A key success factor for us has been the engagement of our ISO Anton Göbel with the engineers. Previously ISOs may have been seen as a gatekeeper to a production deployment, and thus someone to keep at arm’s length. At Allianz Direct we took the complete opposite approach. Anton and his team are fully integrated into the engineering teams: they are seen by the engineers as a source of knowledge and sparring partners rather than enforcers.

Whether it’s a side effect of the DevOps mentality or just that developers are now included in our IS and IT risk processes we have seen that the organisation is much more aware of IS and IT risk. We follow a Security & Privacy by Design approach, so risk is part of every service’s architecture discussion, but we also see engineers actively engaged with our IS function. To take full advantage of this we have a Security Champion role in each engineering team where we offer engineers additional training in security topics in exchange for them acting as the eyes and ears of IS in their team.
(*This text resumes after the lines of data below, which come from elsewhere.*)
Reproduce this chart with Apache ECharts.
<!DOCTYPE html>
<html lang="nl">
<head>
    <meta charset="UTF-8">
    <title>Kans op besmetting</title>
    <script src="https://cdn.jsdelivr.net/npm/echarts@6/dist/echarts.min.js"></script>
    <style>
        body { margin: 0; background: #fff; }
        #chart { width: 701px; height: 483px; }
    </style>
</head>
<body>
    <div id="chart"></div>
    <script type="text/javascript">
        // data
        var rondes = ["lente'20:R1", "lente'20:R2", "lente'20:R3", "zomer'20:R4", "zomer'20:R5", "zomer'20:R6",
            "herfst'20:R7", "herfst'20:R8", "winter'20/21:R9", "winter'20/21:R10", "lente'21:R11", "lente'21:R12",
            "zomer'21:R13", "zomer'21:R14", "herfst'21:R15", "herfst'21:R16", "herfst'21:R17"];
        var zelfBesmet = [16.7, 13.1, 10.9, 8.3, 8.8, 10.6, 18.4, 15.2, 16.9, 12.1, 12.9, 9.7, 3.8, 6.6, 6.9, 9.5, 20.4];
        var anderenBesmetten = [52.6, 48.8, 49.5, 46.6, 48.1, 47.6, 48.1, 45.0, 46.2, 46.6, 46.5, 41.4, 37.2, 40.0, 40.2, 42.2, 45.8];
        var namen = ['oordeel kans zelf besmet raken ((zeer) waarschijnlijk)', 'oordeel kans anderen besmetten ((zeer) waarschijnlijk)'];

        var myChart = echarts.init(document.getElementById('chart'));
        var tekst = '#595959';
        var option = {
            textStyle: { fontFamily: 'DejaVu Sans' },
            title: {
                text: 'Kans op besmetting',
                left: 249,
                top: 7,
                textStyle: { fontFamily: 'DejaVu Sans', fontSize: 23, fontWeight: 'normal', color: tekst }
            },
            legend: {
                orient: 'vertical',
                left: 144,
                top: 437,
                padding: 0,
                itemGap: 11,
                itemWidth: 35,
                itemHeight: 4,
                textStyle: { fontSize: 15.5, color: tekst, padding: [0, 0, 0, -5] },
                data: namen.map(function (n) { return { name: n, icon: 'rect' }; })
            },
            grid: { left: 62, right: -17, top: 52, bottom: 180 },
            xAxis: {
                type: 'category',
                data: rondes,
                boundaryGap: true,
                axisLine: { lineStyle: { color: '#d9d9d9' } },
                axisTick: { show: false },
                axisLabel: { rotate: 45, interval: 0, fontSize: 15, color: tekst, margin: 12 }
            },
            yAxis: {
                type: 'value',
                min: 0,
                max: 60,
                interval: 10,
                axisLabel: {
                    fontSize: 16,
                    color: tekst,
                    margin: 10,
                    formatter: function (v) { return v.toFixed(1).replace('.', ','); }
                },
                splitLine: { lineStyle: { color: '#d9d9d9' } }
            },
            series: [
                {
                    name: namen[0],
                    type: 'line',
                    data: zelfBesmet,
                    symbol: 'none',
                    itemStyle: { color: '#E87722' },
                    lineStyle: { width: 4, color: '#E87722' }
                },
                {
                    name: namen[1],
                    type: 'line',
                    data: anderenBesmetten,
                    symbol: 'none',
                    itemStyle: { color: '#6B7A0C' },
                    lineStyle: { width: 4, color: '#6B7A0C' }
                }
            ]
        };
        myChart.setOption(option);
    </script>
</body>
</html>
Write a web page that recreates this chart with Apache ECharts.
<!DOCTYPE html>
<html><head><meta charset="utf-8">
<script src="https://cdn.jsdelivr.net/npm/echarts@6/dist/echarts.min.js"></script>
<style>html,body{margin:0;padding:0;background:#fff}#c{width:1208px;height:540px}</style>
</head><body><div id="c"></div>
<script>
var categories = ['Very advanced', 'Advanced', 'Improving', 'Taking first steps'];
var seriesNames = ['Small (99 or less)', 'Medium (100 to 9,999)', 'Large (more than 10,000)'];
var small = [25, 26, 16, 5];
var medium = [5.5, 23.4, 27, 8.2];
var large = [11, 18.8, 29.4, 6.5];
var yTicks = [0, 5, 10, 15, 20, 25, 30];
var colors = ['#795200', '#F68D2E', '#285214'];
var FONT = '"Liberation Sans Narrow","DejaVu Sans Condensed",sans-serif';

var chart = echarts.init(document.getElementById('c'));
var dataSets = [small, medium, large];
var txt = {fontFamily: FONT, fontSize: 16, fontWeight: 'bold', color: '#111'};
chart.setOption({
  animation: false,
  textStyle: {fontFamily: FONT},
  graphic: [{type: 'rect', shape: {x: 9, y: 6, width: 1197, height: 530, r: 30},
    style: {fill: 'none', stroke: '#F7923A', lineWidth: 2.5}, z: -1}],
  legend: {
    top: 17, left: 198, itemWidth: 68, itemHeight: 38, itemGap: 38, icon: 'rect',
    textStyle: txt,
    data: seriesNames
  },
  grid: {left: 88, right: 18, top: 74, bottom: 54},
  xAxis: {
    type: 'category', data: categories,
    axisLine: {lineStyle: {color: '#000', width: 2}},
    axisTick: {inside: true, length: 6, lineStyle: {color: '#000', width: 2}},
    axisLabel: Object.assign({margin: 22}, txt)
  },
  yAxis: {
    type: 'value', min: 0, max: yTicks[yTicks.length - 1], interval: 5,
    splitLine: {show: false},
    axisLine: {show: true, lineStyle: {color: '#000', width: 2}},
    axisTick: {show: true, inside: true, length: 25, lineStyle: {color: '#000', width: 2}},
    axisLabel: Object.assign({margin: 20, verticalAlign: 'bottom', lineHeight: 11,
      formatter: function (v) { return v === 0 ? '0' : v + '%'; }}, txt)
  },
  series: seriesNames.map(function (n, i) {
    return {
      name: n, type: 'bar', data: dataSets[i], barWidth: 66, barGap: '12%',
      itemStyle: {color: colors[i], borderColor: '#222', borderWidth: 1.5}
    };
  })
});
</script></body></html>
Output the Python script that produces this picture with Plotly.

This tight collaboration enabled Allianz Direct to react quickly to the recent SpringShell security event. An engineer was the first to notice a tweet that started the discussion as to whether this actually was an RCE vulnerability. They informed the Security Champions and Anton’s team. Another engineer took it upon themself to analyse the Spring source code and to flag up the threat as a possible issue well before it was acknowledged by Spring. Allianz Direct was able to use this analysis to start a wider discussion in Allianz that allowed the global Allianz IS community to react appropriately to the threat.

Historically, the only time compliance excited an engineer was when they felt hamstrung by it. However as with all the “Ops” changes in methodology (DevOps, DevSecOps, AIOps) integrating people and empowering people in a process usually has profound effects. Building IS and Risk processes into our engineering process has given our engineers a deeper understanding of risk and more importantly made our organisation more secure.